═══ Given records

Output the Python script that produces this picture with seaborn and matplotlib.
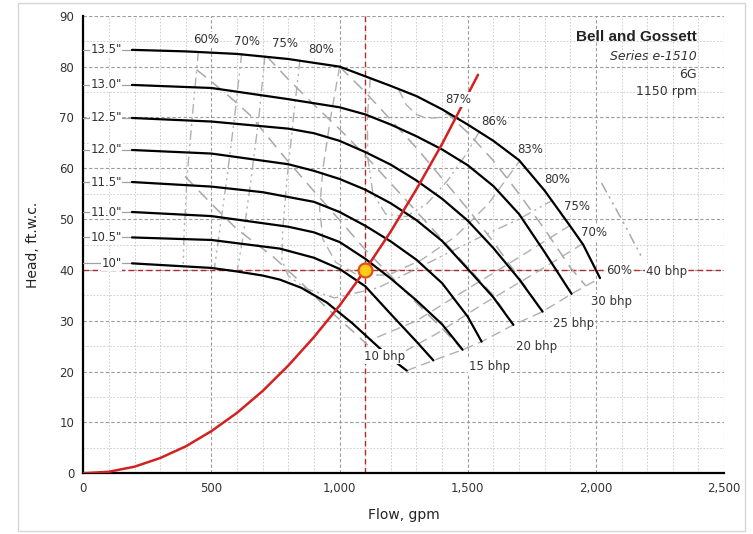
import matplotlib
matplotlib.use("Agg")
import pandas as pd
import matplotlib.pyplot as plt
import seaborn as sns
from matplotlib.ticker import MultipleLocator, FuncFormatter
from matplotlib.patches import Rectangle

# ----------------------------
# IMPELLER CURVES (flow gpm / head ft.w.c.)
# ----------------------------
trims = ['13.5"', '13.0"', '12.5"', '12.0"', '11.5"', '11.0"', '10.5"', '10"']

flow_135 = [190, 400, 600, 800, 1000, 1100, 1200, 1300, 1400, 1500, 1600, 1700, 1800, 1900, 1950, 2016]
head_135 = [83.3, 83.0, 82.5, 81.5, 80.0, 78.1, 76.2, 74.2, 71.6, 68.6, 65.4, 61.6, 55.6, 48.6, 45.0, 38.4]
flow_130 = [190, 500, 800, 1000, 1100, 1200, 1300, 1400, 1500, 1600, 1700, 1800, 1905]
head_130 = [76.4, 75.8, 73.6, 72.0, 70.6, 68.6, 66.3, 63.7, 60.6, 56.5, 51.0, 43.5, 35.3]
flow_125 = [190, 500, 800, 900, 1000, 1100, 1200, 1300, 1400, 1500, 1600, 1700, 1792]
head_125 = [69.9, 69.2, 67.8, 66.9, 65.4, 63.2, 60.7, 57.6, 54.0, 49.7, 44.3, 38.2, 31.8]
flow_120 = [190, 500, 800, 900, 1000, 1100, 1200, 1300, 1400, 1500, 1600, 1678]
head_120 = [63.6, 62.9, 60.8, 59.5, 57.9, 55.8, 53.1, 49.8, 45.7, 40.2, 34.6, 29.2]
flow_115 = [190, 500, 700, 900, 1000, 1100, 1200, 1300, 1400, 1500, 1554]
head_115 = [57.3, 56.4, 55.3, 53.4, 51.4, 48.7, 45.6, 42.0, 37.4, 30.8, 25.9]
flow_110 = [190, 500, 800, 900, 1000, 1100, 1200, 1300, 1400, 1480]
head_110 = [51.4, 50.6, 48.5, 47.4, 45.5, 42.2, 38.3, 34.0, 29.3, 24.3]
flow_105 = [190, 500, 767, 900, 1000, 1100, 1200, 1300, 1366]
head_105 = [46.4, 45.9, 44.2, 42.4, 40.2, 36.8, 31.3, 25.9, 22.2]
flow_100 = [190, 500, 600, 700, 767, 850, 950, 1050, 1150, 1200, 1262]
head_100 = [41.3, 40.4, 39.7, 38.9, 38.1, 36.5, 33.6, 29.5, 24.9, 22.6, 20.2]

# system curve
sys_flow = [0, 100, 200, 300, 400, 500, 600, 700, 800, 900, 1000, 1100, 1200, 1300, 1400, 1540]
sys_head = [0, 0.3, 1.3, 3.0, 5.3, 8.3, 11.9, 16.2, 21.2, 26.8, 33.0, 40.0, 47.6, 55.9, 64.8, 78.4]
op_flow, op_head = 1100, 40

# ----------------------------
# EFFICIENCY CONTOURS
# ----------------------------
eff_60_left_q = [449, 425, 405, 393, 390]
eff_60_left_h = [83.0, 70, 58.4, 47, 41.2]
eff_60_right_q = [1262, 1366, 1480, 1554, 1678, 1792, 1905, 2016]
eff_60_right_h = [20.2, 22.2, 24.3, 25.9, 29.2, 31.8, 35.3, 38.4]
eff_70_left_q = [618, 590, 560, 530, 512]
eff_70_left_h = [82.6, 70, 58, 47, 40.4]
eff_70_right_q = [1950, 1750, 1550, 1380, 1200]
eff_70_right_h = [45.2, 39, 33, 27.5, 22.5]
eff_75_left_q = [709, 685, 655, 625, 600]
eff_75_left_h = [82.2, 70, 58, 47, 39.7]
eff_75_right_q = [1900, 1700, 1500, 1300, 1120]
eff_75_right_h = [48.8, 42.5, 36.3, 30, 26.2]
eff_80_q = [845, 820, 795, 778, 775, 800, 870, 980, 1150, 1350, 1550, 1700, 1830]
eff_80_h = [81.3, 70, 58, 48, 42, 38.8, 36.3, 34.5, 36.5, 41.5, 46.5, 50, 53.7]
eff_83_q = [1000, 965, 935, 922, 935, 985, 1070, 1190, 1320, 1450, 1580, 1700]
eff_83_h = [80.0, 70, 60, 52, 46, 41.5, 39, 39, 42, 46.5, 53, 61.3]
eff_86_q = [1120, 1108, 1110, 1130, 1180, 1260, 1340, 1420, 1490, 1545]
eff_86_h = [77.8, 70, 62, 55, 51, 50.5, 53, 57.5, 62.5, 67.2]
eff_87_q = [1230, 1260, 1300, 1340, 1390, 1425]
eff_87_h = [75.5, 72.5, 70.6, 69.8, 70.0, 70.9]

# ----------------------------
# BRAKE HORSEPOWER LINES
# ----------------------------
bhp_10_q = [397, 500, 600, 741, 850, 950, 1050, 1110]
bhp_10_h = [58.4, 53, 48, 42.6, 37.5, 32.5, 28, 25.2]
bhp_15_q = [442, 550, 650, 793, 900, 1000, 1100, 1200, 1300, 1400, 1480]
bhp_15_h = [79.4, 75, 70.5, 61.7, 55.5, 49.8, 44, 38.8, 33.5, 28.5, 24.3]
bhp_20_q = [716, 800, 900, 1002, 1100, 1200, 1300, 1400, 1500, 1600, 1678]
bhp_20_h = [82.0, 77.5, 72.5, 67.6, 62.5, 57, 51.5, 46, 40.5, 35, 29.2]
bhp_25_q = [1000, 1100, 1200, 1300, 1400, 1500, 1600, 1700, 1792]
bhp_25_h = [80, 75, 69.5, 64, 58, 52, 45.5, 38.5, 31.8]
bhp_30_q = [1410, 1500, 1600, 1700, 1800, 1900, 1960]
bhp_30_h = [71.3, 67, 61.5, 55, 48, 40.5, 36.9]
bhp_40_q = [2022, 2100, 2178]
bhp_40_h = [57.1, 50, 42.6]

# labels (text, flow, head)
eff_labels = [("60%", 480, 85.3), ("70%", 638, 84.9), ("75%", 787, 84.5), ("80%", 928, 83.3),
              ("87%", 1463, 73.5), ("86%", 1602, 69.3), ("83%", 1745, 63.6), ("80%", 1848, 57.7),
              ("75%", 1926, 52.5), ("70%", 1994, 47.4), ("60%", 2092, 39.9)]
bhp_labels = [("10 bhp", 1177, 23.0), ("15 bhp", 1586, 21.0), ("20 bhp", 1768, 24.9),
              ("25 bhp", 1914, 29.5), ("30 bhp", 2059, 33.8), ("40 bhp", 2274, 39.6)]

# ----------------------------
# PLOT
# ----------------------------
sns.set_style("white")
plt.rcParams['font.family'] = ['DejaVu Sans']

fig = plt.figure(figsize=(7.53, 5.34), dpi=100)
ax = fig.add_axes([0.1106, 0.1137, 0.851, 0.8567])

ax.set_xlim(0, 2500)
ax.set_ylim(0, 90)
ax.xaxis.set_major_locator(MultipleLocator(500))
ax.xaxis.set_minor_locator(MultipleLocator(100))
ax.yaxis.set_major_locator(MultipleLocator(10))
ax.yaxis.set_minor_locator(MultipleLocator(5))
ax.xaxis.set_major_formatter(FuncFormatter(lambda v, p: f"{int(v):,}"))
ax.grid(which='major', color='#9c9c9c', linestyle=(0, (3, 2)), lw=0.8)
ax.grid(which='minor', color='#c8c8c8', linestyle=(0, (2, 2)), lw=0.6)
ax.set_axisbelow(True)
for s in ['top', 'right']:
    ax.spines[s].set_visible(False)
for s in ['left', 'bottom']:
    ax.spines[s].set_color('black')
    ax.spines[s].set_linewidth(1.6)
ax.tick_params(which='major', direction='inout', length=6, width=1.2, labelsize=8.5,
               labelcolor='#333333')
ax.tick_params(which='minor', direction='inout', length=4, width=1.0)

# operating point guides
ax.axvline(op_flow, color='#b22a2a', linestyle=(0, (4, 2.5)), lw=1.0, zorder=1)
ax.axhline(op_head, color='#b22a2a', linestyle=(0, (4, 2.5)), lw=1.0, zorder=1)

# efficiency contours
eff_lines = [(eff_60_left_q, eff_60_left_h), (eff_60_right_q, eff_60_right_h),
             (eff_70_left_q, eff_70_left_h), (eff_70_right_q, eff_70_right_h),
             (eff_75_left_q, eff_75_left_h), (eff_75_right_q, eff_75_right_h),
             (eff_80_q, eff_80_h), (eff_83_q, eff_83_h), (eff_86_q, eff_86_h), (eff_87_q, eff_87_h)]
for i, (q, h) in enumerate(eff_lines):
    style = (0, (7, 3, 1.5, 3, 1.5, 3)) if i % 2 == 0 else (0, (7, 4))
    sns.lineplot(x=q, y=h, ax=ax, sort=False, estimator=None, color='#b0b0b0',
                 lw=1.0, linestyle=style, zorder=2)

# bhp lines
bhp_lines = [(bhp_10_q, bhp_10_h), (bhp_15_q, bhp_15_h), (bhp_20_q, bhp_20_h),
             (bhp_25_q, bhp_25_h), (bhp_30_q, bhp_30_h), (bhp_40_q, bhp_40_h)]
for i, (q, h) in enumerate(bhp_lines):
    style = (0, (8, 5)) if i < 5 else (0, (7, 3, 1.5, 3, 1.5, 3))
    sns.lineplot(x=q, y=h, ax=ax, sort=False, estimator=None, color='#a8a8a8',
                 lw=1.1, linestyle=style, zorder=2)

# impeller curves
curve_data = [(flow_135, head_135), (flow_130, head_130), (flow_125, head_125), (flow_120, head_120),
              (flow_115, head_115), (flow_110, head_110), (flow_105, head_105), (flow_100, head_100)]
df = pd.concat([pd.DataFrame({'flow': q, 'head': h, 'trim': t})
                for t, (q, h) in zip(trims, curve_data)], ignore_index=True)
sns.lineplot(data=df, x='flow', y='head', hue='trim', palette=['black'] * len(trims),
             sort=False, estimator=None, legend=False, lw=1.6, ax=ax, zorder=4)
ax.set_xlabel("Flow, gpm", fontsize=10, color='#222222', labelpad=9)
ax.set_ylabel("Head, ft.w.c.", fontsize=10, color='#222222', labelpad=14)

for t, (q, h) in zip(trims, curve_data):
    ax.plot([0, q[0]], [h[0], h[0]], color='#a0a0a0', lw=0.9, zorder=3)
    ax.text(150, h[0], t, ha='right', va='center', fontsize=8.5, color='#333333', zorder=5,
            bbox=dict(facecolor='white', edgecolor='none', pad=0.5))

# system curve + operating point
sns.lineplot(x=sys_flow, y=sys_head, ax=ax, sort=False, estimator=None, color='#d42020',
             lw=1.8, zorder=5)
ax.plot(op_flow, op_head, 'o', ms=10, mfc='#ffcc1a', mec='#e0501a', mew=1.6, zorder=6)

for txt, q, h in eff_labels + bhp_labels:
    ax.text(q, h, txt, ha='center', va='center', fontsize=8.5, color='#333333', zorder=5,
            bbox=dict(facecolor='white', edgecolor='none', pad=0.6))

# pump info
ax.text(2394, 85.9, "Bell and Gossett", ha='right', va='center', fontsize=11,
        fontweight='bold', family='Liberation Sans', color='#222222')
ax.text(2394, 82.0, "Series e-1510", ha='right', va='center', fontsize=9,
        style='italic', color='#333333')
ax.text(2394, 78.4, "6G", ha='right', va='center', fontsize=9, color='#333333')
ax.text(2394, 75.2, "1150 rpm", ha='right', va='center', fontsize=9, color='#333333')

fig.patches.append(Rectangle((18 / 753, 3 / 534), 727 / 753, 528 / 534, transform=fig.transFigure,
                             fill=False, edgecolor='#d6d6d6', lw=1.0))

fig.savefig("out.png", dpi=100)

══════
═══ Given records

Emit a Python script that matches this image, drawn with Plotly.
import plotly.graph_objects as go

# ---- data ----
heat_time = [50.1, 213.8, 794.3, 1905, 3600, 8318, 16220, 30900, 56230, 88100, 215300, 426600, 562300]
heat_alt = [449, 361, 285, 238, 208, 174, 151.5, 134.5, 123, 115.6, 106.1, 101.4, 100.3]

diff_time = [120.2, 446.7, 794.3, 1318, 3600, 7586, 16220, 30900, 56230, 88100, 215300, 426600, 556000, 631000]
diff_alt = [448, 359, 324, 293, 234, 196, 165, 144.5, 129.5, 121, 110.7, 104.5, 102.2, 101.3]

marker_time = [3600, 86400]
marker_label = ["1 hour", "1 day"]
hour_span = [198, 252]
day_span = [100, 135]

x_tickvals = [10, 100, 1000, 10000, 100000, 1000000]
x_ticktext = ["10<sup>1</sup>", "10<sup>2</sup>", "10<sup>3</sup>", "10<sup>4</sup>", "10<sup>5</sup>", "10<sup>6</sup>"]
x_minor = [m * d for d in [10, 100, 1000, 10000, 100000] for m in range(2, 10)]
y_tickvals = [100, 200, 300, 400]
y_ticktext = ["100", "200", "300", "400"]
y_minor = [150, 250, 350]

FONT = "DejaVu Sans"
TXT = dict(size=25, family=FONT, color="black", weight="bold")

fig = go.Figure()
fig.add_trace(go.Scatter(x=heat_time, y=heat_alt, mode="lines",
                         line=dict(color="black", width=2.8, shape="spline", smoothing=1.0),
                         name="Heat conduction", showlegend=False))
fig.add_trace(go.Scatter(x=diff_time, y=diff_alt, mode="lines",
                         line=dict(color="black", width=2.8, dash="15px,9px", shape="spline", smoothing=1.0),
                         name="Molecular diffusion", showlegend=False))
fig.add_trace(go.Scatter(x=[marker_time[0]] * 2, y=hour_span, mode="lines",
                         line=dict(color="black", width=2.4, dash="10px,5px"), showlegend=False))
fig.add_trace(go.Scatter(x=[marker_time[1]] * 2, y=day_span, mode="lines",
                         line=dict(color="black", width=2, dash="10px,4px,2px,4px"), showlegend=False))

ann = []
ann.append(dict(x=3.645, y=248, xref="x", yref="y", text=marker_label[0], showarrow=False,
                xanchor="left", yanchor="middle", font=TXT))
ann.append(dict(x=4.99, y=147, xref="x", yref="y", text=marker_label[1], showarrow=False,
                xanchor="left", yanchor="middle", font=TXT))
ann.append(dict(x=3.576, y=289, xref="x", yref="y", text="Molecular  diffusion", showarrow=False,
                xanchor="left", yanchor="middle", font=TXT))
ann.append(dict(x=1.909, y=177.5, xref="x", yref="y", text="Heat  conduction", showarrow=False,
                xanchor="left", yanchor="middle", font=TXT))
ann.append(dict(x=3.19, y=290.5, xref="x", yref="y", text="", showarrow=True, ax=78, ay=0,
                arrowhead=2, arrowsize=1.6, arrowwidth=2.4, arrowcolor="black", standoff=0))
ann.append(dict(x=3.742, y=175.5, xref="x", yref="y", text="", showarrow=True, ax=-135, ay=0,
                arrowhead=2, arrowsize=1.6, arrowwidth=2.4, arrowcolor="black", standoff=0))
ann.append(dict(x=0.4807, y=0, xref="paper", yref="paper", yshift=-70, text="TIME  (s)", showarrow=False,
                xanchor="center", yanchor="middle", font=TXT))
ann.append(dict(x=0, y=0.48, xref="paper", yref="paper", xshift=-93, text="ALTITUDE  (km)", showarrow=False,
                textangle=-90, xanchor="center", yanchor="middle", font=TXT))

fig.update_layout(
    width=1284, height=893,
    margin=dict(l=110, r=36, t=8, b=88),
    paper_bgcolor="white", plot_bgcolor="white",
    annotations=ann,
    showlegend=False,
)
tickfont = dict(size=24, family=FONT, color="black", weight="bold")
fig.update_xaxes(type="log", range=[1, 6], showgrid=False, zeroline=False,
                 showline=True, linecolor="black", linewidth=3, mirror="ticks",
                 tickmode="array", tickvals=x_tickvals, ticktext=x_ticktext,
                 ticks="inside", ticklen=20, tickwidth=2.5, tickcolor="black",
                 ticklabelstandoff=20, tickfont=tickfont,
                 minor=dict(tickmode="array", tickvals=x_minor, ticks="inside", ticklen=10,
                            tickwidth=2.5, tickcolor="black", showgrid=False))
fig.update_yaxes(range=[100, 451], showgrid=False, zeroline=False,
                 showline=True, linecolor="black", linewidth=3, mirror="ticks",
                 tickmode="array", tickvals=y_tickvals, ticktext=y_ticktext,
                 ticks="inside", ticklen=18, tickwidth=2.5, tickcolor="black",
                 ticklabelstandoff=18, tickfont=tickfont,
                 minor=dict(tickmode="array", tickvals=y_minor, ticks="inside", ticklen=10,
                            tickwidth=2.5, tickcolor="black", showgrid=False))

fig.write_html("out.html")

══════
═══ Given records

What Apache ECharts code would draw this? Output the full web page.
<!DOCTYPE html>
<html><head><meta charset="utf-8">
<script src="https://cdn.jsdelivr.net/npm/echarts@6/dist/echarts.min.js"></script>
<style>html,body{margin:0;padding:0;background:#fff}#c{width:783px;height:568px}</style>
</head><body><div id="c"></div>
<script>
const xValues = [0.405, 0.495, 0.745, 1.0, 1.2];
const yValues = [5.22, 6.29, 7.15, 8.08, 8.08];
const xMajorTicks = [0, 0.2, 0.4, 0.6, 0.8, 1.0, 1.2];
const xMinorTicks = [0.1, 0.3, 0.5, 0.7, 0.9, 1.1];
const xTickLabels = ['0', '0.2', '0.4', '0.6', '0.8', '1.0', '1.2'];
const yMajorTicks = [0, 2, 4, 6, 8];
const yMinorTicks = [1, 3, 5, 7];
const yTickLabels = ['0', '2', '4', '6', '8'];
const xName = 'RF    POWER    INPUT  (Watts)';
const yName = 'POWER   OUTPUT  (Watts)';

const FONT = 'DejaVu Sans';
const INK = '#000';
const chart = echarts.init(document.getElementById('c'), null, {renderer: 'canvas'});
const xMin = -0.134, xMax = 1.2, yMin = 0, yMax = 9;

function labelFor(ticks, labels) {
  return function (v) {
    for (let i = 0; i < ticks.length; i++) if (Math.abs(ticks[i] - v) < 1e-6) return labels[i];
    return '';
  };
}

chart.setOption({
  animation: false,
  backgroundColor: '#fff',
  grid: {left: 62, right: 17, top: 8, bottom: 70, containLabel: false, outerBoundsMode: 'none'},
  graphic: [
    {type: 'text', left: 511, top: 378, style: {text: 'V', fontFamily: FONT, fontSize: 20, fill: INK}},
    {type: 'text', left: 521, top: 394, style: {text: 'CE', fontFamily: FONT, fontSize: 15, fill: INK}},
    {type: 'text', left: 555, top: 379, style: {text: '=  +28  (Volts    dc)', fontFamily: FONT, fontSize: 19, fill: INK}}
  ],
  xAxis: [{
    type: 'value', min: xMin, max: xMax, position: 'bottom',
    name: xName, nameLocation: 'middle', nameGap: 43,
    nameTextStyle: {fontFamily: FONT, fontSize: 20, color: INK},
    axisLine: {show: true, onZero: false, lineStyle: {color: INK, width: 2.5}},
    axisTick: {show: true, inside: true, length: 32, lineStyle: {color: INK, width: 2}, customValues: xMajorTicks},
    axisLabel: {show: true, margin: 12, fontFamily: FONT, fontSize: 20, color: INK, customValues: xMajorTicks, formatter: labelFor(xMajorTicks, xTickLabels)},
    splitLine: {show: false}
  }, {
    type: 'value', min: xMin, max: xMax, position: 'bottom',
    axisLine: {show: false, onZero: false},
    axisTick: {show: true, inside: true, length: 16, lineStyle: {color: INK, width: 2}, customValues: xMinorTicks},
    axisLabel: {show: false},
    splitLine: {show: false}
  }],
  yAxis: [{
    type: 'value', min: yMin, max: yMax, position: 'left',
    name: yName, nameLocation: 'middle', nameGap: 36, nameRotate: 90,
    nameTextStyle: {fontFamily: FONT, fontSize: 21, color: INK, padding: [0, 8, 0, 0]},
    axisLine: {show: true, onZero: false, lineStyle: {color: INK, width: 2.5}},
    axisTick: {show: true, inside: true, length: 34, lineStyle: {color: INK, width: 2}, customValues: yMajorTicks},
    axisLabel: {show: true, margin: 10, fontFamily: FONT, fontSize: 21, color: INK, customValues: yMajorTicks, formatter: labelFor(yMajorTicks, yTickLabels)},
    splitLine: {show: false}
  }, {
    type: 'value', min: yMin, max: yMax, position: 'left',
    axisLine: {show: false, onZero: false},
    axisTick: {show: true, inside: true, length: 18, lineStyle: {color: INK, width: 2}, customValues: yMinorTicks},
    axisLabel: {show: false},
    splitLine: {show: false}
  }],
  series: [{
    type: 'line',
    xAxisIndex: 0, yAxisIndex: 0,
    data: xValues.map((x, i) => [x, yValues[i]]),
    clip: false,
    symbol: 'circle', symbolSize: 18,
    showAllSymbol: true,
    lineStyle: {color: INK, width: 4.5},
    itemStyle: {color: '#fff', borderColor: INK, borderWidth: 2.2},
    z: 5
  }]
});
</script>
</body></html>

══════

From the line that contains "What Apache ECharts" through the line that contains "const yName = 'POWER", reproduce every line exactly, both end lines included.

What Apache ECharts code would draw this? Output the full web page.
<!DOCTYPE html>
<html><head><meta charset="utf-8">
<script src="https://cdn.jsdelivr.net/npm/echarts@6/dist/echarts.min.js"></script>
<style>html,body{margin:0;padding:0;background:#fff}#c{width:783px;height:568px}</style>
</head><body><div id="c"></div>
<script>
const xValues = [0.405, 0.495, 0.745, 1.0, 1.2];
const yValues = [5.22, 6.29, 7.15, 8.08, 8.08];
const xMajorTicks = [0, 0.2, 0.4, 0.6, 0.8, 1.0, 1.2];
const xMinorTicks = [0.1, 0.3, 0.5, 0.7, 0.9, 1.1];
const xTickLabels = ['0', '0.2', '0.4', '0.6', '0.8', '1.0', '1.2'];
const yMajorTicks = [0, 2, 4, 6, 8];
const yMinorTicks = [1, 3, 5, 7];
const yTickLabels = ['0', '2', '4', '6', '8'];
const xName = 'RF    POWER    INPUT  (Watts)';
const yName = 'POWER   OUTPUT  (Watts)';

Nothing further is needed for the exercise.